I was sure there was some mistake, but once I realized they weren’t going to relent, I gave up and walked back to a friend’s car to squirrel away my humble Yashica. During that long walk back to the car, all I could think about was how ignorant the organizers of SEMA Fest must be when it comes to cameras and photography. I felt like I had been transported back to the entrance gates of Northeast Ohio’s Blossom Music Center in the 1970s. And so, it was during that walk back to the car and once more to the SEMA Fest entrance that my love to hate Vegas came screaming back like a Tom Brady, game-winning offensive drive in the final seconds.

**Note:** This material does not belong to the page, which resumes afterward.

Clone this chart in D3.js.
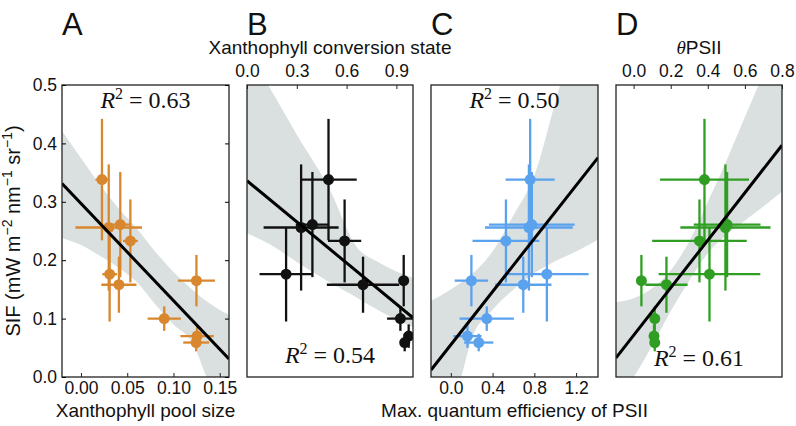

With my film camera receiving a red-card by the SEMA Fest photography police, I realized that whatever photography I would attempt that day would be limited to my iPhone. Now I had a new mission thanks to SEMA Fest’s draconian photography policy—I would shoot to my heart’s content with my iPhone and eventually submit images from the day to whatever paying, professional publications I could find while making sure that the SEMA Fest photo nazis get notified of my supplemental income from that day—with my iPhone!

I’m never very confident when it comes to my own photography, but spite can be a powerful thing, changing a person’s outlook in any given situation. 

Circus Circus
It’s not a stretch to predict that the next major casino to be razed on the Las Vegas Strip will be Circus Circus. It was a dump 20 years ago. Today, it is nothing more than an ugly and smelly eyesore on the life support of desperate, low-stake gamblers.

Because SEMA Fest was in the shadows of the crumbling 35-story Circus Circus, we walked over to the 50-some-year-old rundown infestation in search of a modest lunch. What a mistake that was as I was reminded of shopping at a crowded Walmart on Black Friday—not to mention the healthy menagerie of trashy and gloomy patrons filling up its corridors, restaurants, and gambling locations.

Further, while walking around in Circus Circus, I was certain that its dystopian interior and unhealthy-looking patrons was surely the place I would contract a bad case of COVID-19.

Lastly, like most of the other casinos in Vegas, Circus Circus is no different in its tolerance and accommodating environment for smokers. Say what you want about the casino high-tech ventilation systems, when I returned to my room that evening, I felt as if I had been walking through the smoke-filled 1970s all over again. It’s been a long time since my clothes smelled like a crowded bar full of smokers.